Le second est de très loin le plus abouti du long-métrage. La séquence ne semble en effet pas faire parti de ces « rendez-vous » et pourtant il est bien impossible de déterminer s’il s’agit ou non de la réalité. La limousine de Monsieur Oscar a un accident avec une autre limousine transportant elle-aussi une star (dans notre monde mais aussi dans Holy Motors) incarnée par Kylie Minogue. Les deux performateurs, ayant déjà joué à plusieurs reprises ensemble, se retrouvent face-à-face après plusieurs années. Par des sous-entendus, on comprend qu’une histoire d’amour passionnée avait eu lieu entre eux. Mais il ne reste depuis que des regrets, des souvenirs et un vague espoir que, le temps de cette brève rencontre nocturne, cela recommence. Ayant des accents mélancoliques, le segment s’inspire de la comédie musicale puisque le personnage joué par Minogue se lance dans une chanson pour exprimer ses sentiments. Elle performe encore avant de retrouver un autre acteur pour se lancer dans son soi-disant vrai rôle pour lequel elle était venue dans les environs. N’est-il donc plus possible de discerner la réalité ? Se fait-on encore « berner » ? La conclusion de la séquence laisse planer le doute mais il semble que, malgré la réaction viscérale de Monsieur Oscar, toute cette histoire ait encore été planifiée et qu’il ne s’agit que d’un moyen-tampon pour cet homme de ressentir toutes les formes d’émotions.

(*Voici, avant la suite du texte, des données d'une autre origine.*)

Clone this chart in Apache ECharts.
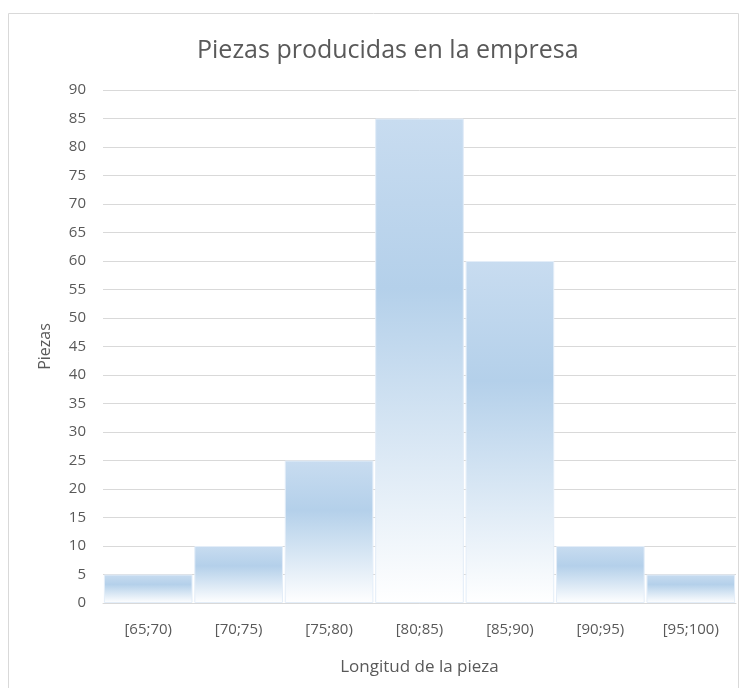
<!DOCTYPE html>
<html><head><meta charset="utf-8">
<script src="https://cdn.jsdelivr.net/npm/echarts@6/dist/echarts.min.js"></script>
<style>html,body{margin:0;padding:0;background:#fff}#c{width:746px;height:688px}</style>
</head><body><div id="c"></div>
<script>
var categories = ['[65;70)', '[70;75)', '[75;80)', '[80;85)', '[85;90)', '[90;95)', '[95;100)'];
var piezas = [5, 10, 25, 85, 60, 10, 5];
var yMin = 0, yMax = 90, yStep = 5;

var chart = echarts.init(document.getElementById('c'));
var font = '"Open Sans", sans-serif';
chart.setOption({
  animation: false,
  graphic: [{type: 'rect', shape: {x: 8.5, y: 13.5, width: 730, height: 690}, style: {fill: 'none', stroke: '#d9d9d9', lineWidth: 1}, silent: true}],
  title: {text: 'Piezas producidas en la empresa', left: 192, top: 33,
    textStyle: {fontFamily: font, fontSize: 25, fontWeight: 'normal', color: '#595959'}},
  grid: {left: 103, right: 10, top: 90, bottom: 85},
  xAxis: {type: 'category', data: categories, name: 'Longitud de la pieza', nameLocation: 'middle', nameGap: 56,
    nameTextStyle: {fontFamily: font, fontSize: 17, color: '#595959'},
    axisLine: {lineStyle: {color: '#d9d9d9', width: 1}}, axisTick: {show: false},
    axisLabel: {fontFamily: font, fontSize: 15, color: '#595959', margin: 19}},
  yAxis: {type: 'value', min: yMin, max: yMax, interval: yStep, name: 'Piezas', nameLocation: 'middle', nameGap: 50,
    nameTextStyle: {fontFamily: font, fontSize: 16, color: '#595959'},
    axisLine: {show: false}, axisTick: {show: false},
    axisLabel: {fontFamily: font, fontSize: 15, color: '#595959', margin: 17},
    splitLine: {lineStyle: {color: '#d9d9d9', width: 1}}},
  series: [{type: 'bar', data: piezas, barCategoryGap: '2%',
    itemStyle: {borderColor: '#e3edf8', borderWidth: 1,
      color: new echarts.graphic.LinearGradient(0, 0, 0, 1, [
        {offset: 0, color: '#c8dcf0'}, {offset: 0.35, color: '#b4d0ea'}, {offset: 1, color: '#ffffff'}])}}]
});
</script></body></html>
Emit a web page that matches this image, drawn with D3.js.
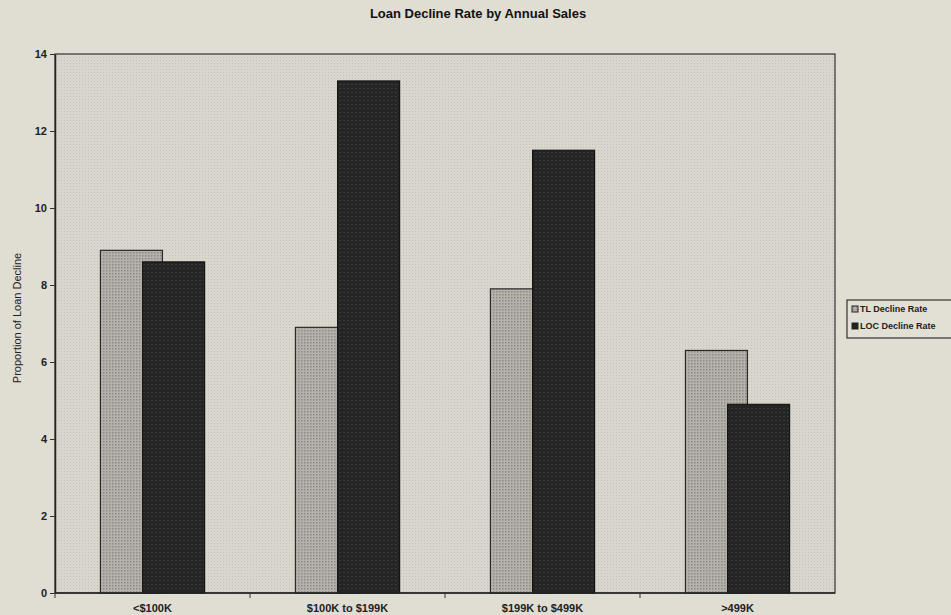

Et à la fin, au moment où l’on pense que l’on va découvrir le véritable Monsieur Oscar dans son intimité, rentrant véritablement de ce boulot harassant pour retrouver sa famille, Leos Carax lance une dernière note décalée qui nous dévoile que, une fois que les caméras auront disparu, le cinéma aura envahi les rues et les vies. L’existence n’est que cinéma sans caméra, avec son lot d’absurdités, de surprises, d’émotions, d’horreurs et de tendresses. Dans le Cosmopolis de David Cronenberg, qui était aussi en compétition à Cannes cette année, le jeune multimilliardaire Eric Packer, incarné par Robert Pattinson, voyageait lui aussi toute la journée dans sa limousine-cocon immense et protégée. Il se demandait  où dormaient les limousines une fois que leurs propriétaires étaient rentré chez eux se coucher. Holy Motors apporte une réponse à cette question dans la dernière scène kitsch et amusante du film. Et bonne nouvelle, ces limousines sont aussi angoissées que nous, les hommes.